Mayanja’s observation that President Museveni did not complain when the Chief Imam, Sheikh Nuhu Muzata, agitated

in support of the third term proposal, failed to appreciate one basic difference between Sheikh Muzata’s stand as an individual and the stand of a clerical body such as the Joint Christian Council or the Catholic Episcopal Conference.

In my contention, it is one thing for a religious leader to say, “I support the Third Term,” and quite another for a recognised body of priests or bishops to say, “The Church rejects the proposal to lift the limit on the presidential terms of office.” I contend that sheikhs, priests, bishops, cardinals, et cetra, have a constitutional right to express opinions on any national matters including politics. But they have no right to invoke their divine authority in the propagation of their opinions.

A Catholic, Anglican or Muslim priest has the liberty to oppose the Third Term, but he has no right to preach that the divine course is to oppose or support one political development or another. I am a devout Anglican but I would not accept a priest’s teaching that supporting or opposing the so-called third term proposal would make any difference to my divine aspiration to join Jesus Christ in heaven.

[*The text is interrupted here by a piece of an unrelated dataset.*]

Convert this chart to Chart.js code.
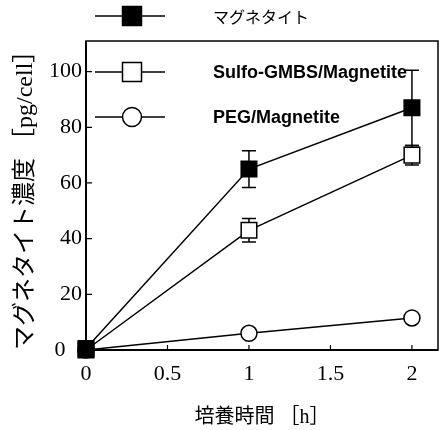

Interestingly the explanation offered by the religious leaders for opposing the Third Term proposal is that they want to preserve the Constitution against selfish measures to amend it. There is hardly any logic to support that line of argument. At least there would be no need for the establishment of a Constitutional Review Commission if it was considered a taboo to have any of its provisions amended.

One absurd aspect of the situation is that many of those who oppose amending the Constitution to lift the presidential term limit are firm agitators for the amendment of the Constitution to introduce the federal system and to change from the Movement to the multiparty system of governance.

In other words, that category of Ugandans regard the Constitution as a sacred document that must not be tampered with only when the issue at stake is the Third Term. But once the issue turns out to be introducing federo or exterminating the Movement system, than amending the Constitution is a glorious political achievement.

The danger of political statements by religious leaders being mistaken for divine instructions is clearly manifested by claims by Catholic ex-seminarians that Prof Peter Kasenene should resign from his position as head of the Catholic laity because he opposed the rejection of the third term by the Catholic bishops.

According to the ex-seminarians, the bishops are the Pope’s representatives, therefore their decisions cannot be disputed. In other words, a good Catholic has to accept the bishops’ decision that lifting the limit on the presidential terms is unpalatable. How many Catholics are prepared to tie there divine status to a political theory manufactured without his consent in a factory superintended over by clerics whose expertise in politics has never been tested?